- **Information supplied**:
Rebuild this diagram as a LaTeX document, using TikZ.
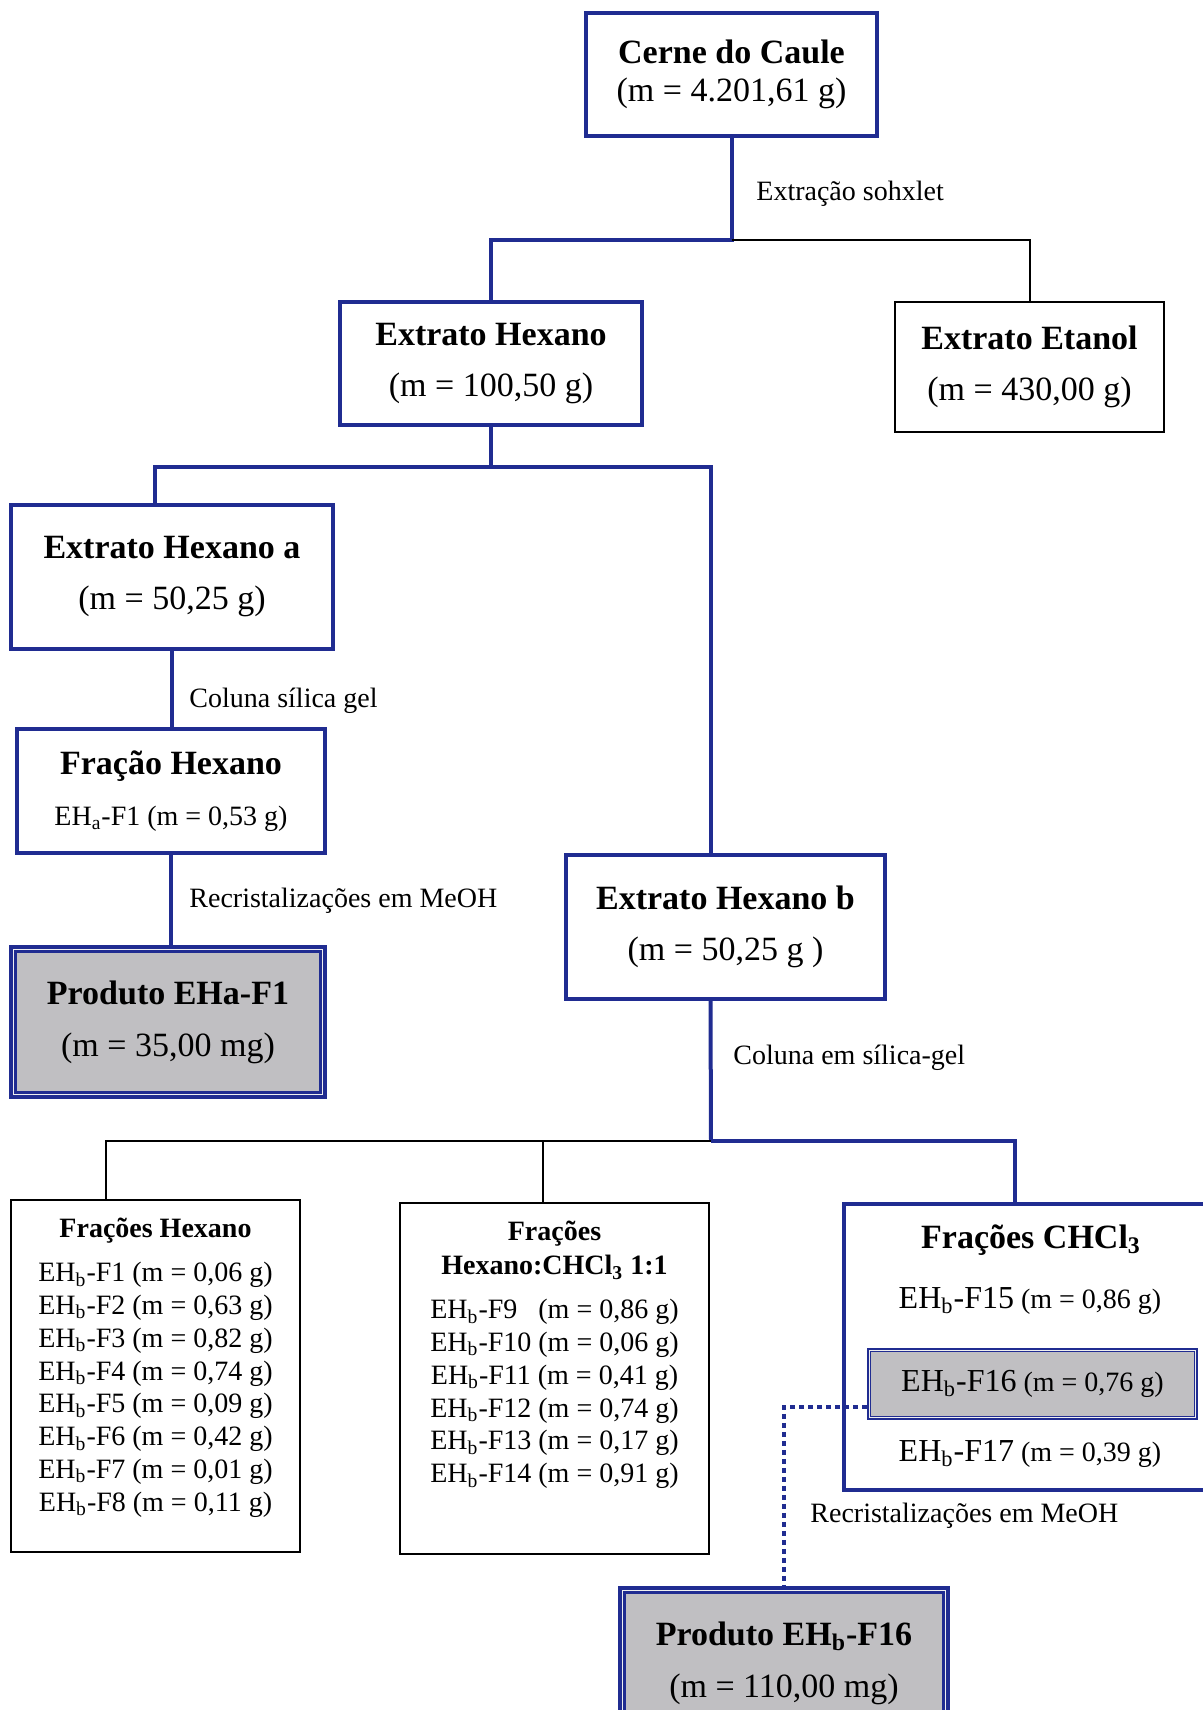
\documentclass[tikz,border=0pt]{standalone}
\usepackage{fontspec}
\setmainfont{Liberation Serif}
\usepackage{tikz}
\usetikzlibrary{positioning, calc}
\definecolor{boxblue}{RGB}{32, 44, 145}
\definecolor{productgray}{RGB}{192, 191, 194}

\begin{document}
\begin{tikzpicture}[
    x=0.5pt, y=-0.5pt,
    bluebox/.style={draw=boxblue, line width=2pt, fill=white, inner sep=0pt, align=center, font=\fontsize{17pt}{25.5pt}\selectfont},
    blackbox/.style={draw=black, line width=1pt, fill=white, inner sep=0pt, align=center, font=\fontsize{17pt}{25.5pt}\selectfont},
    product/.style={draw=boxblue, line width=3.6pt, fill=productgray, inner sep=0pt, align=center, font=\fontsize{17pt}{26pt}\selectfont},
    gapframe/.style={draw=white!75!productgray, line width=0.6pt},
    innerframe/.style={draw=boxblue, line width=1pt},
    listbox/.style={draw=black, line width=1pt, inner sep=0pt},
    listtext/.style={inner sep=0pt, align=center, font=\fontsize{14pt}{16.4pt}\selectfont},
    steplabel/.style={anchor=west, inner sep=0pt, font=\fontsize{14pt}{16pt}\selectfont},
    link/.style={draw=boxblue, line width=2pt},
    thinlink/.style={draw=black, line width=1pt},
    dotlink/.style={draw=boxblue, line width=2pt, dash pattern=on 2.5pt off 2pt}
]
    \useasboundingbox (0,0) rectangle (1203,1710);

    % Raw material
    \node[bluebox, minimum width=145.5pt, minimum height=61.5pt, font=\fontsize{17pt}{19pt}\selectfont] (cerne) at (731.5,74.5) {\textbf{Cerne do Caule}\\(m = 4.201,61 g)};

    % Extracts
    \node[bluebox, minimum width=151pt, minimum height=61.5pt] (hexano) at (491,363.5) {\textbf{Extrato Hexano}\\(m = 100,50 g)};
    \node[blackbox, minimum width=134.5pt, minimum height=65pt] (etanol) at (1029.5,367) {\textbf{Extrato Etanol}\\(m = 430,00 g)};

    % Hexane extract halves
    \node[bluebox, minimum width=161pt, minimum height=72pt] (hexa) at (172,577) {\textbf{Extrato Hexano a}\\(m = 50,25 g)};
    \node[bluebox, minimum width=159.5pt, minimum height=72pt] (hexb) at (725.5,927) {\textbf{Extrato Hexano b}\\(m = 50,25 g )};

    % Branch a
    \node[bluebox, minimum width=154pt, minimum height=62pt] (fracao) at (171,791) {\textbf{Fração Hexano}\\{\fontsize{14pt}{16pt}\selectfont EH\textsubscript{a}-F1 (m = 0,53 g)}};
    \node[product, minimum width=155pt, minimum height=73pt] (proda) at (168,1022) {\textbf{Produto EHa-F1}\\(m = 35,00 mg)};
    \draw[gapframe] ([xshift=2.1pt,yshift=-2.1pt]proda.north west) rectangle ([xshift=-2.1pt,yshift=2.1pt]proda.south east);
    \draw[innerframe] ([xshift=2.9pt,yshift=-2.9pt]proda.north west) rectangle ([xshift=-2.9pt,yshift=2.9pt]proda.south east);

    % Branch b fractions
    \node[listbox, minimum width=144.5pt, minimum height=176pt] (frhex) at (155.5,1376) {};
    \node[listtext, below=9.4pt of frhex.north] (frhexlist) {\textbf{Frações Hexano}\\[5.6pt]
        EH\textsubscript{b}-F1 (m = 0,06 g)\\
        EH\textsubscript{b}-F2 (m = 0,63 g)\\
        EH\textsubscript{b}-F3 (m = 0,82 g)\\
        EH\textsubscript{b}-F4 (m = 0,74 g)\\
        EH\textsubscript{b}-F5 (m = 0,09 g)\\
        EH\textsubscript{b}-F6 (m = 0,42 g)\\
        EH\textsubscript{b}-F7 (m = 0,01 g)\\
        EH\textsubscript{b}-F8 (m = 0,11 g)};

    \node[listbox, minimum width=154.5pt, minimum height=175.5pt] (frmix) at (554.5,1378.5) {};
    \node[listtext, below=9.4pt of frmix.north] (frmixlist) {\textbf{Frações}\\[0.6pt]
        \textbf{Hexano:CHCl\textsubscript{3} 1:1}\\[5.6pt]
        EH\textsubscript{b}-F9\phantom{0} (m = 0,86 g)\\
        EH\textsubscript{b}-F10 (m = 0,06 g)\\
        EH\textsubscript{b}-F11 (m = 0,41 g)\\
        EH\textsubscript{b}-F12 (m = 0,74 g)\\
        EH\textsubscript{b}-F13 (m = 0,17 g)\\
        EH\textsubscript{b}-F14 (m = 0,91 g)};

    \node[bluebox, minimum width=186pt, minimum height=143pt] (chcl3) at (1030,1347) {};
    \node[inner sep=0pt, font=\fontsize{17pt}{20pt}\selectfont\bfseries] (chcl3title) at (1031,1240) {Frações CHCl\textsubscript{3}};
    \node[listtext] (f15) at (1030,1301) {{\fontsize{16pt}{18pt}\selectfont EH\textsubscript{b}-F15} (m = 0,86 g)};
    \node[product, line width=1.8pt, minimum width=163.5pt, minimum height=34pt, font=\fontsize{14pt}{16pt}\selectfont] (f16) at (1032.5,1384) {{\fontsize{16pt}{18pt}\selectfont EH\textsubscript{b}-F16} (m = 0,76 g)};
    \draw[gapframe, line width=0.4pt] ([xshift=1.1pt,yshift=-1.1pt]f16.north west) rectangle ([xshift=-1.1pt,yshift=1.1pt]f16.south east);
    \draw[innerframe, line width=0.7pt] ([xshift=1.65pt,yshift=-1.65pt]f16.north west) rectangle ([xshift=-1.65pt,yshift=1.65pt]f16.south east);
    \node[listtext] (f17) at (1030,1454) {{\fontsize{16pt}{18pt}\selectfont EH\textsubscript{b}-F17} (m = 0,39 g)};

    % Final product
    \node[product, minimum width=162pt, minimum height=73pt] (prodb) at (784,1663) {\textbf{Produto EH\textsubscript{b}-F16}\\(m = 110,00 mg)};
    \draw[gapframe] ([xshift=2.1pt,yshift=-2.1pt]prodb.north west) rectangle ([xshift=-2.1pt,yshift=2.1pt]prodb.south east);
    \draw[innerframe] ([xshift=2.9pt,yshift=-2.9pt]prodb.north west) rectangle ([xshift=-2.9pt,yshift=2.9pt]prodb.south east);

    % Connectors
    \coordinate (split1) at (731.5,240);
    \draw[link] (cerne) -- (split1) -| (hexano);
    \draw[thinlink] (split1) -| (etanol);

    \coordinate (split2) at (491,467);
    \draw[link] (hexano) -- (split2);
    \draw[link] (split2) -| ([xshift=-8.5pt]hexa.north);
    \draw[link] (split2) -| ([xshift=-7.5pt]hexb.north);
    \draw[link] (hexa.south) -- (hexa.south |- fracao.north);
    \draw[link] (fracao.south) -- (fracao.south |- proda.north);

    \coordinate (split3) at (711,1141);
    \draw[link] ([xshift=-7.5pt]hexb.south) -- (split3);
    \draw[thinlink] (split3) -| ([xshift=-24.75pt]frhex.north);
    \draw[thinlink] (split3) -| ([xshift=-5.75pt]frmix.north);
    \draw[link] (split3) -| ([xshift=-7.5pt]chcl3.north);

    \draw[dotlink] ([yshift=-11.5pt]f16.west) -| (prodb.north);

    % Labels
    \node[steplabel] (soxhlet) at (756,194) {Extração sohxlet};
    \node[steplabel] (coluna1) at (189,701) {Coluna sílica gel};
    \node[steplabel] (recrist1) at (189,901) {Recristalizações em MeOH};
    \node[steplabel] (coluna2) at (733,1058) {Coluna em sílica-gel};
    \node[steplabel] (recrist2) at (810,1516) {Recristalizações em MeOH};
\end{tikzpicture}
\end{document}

- **Exercise aim**:
Leaving the pictures aside, transcribe the entire listing exactly.

- **Exercise output**:
Rebuild this diagram as a LaTeX document, using TikZ.
\documentclass[tikz,border=0pt]{standalone}
\usepackage{fontspec}
\setmainfont{Liberation Serif}
\usepackage{tikz}
\usetikzlibrary{positioning, calc}
\definecolor{boxblue}{RGB}{32, 44, 145}
\definecolor{productgray}{RGB}{192, 191, 194}

\begin{document}
\begin{tikzpicture}[
    x=0.5pt, y=-0.5pt,
    bluebox/.style={draw=boxblue, line width=2pt, fill=white, inner sep=0pt, align=center, font=\fontsize{17pt}{25.5pt}\selectfont},
    blackbox/.style={draw=black, line width=1pt, fill=white, inner sep=0pt, align=center, font=\fontsize{17pt}{25.5pt}\selectfont},
    product/.style={draw=boxblue, line width=3.6pt, fill=productgray, inner sep=0pt, align=center, font=\fontsize{17pt}{26pt}\selectfont},
    gapframe/.style={draw=white!75!productgray, line width=0.6pt},
    innerframe/.style={draw=boxblue, line width=1pt},
    listbox/.style={draw=black, line width=1pt, inner sep=0pt},
    listtext/.style={inner sep=0pt, align=center, font=\fontsize{14pt}{16.4pt}\selectfont},
    steplabel/.style={anchor=west, inner sep=0pt, font=\fontsize{14pt}{16pt}\selectfont},
    link/.style={draw=boxblue, line width=2pt},
    thinlink/.style={draw=black, line width=1pt},
    dotlink/.style={draw=boxblue, line width=2pt, dash pattern=on 2.5pt off 2pt}
]
    \useasboundingbox (0,0) rectangle (1203,1710);

    % Raw material
    \node[bluebox, minimum width=145.5pt, minimum height=61.5pt, font=\fontsize{17pt}{19pt}\selectfont] (cerne) at (731.5,74.5) {\textbf{Cerne do Caule}\\(m = 4.201,61 g)};

    % Extracts
    \node[bluebox, minimum width=151pt, minimum height=61.5pt] (hexano) at (491,363.5) {\textbf{Extrato Hexano}\\(m = 100,50 g)};
    \node[blackbox, minimum width=134.5pt, minimum height=65pt] (etanol) at (1029.5,367) {\textbf{Extrato Etanol}\\(m = 430,00 g)};

    % Hexane extract halves
    \node[bluebox, minimum width=161pt, minimum height=72pt] (hexa) at (172,577) {\textbf{Extrato Hexano a}\\(m = 50,25 g)};
    \node[bluebox, minimum width=159.5pt, minimum height=72pt] (hexb) at (725.5,927) {\textbf{Extrato Hexano b}\\(m = 50,25 g )};

    % Branch a
    \node[bluebox, minimum width=154pt, minimum height=62pt] (fracao) at (171,791) {\textbf{Fração Hexano}\\{\fontsize{14pt}{16pt}\selectfont EH\textsubscript{a}-F1 (m = 0,53 g)}};
    \node[product, minimum width=155pt, minimum height=73pt] (proda) at (168,1022) {\textbf{Produto EHa-F1}\\(m = 35,00 mg)};
    \draw[gapframe] ([xshift=2.1pt,yshift=-2.1pt]proda.north west) rectangle ([xshift=-2.1pt,yshift=2.1pt]proda.south east);
    \draw[innerframe] ([xshift=2.9pt,yshift=-2.9pt]proda.north west) rectangle ([xshift=-2.9pt,yshift=2.9pt]proda.south east);

    % Branch b fractions
    \node[listbox, minimum width=144.5pt, minimum height=176pt] (frhex) at (155.5,1376) {};
    \node[listtext, below=9.4pt of frhex.north] (frhexlist) {\textbf{Frações Hexano}\\[5.6pt]
        EH\textsubscript{b}-F1 (m = 0,06 g)\\
        EH\textsubscript{b}-F2 (m = 0,63 g)\\
        EH\textsubscript{b}-F3 (m = 0,82 g)\\
        EH\textsubscript{b}-F4 (m = 0,74 g)\\
        EH\textsubscript{b}-F5 (m = 0,09 g)\\
        EH\textsubscript{b}-F6 (m = 0,42 g)\\
        EH\textsubscript{b}-F7 (m = 0,01 g)\\
        EH\textsubscript{b}-F8 (m = 0,11 g)};

    \node[listbox, minimum width=154.5pt, minimum height=175.5pt] (frmix) at (554.5,1378.5) {};
    \node[listtext, below=9.4pt of frmix.north] (frmixlist) {\textbf{Frações}\\[0.6pt]
        \textbf{Hexano:CHCl\textsubscript{3} 1:1}\\[5.6pt]
        EH\textsubscript{b}-F9\phantom{0} (m = 0,86 g)\\
        EH\textsubscript{b}-F10 (m = 0,06 g)\\
        EH\textsubscript{b}-F11 (m = 0,41 g)\\
        EH\textsubscript{b}-F12 (m = 0,74 g)\\
        EH\textsubscript{b}-F13 (m = 0,17 g)\\
        EH\textsubscript{b}-F14 (m = 0,91 g)};

    \node[bluebox, minimum width=186pt, minimum height=143pt] (chcl3) at (1030,1347) {};
    \node[inner sep=0pt, font=\fontsize{17pt}{20pt}\selectfont\bfseries] (chcl3title) at (1031,1240) {Frações CHCl\textsubscript{3}};
    \node[listtext] (f15) at (1030,1301) {{\fontsize{16pt}{18pt}\selectfont EH\textsubscript{b}-F15} (m = 0,86 g)};
    \node[product, line width=1.8pt, minimum width=163.5pt, minimum height=34pt, font=\fontsize{14pt}{16pt}\selectfont] (f16) at (1032.5,1384) {{\fontsize{16pt}{18pt}\selectfont EH\textsubscript{b}-F16} (m = 0,76 g)};
    \draw[gapframe, line width=0.4pt] ([xshift=1.1pt,yshift=-1.1pt]f16.north west) rectangle ([xshift=-1.1pt,yshift=1.1pt]f16.south east);
    \draw[innerframe, line width=0.7pt] ([xshift=1.65pt,yshift=-1.65pt]f16.north west) rectangle ([xshift=-1.65pt,yshift=1.65pt]f16.south east);
    \node[listtext] (f17) at (1030,1454) {{\fontsize{16pt}{18pt}\selectfont EH\textsubscript{b}-F17} (m = 0,39 g)};

    % Final product
    \node[product, minimum width=162pt, minimum height=73pt] (prodb) at (784,1663) {\textbf{Produto EH\textsubscript{b}-F16}\\(m = 110,00 mg)};
    \draw[gapframe] ([xshift=2.1pt,yshift=-2.1pt]prodb.north west) rectangle ([xshift=-2.1pt,yshift=2.1pt]prodb.south east);
    \draw[innerframe] ([xshift=2.9pt,yshift=-2.9pt]prodb.north west) rectangle ([xshift=-2.9pt,yshift=2.9pt]prodb.south east);

    % Connectors
    \coordinate (split1) at (731.5,240);
    \draw[link] (cerne) -- (split1) -| (hexano);
    \draw[thinlink] (split1) -| (etanol);

    \coordinate (split2) at (491,467);
    \draw[link] (hexano) -- (split2);
    \draw[link] (split2) -| ([xshift=-8.5pt]hexa.north);
    \draw[link] (split2) -| ([xshift=-7.5pt]hexb.north);
    \draw[link] (hexa.south) -- (hexa.south |- fracao.north);
    \draw[link] (fracao.south) -- (fracao.south |- proda.north);

    \coordinate (split3) at (711,1141);
    \draw[link] ([xshift=-7.5pt]hexb.south) -- (split3);
    \draw[thinlink] (split3) -| ([xshift=-24.75pt]frhex.north);
    \draw[thinlink] (split3) -| ([xshift=-5.75pt]frmix.north);
    \draw[link] (split3) -| ([xshift=-7.5pt]chcl3.north);

    \draw[dotlink] ([yshift=-11.5pt]f16.west) -| (prodb.north);

    % Labels
    \node[steplabel] (soxhlet) at (756,194) {Extração sohxlet};
    \node[steplabel] (coluna1) at (189,701) {Coluna sílica gel};
    \node[steplabel] (recrist1) at (189,901) {Recristalizações em MeOH};
    \node[steplabel] (coluna2) at (733,1058) {Coluna em sílica-gel};
    \node[steplabel] (recrist2) at (810,1516) {Recristalizações em MeOH};
\end{tikzpicture}
\end{document}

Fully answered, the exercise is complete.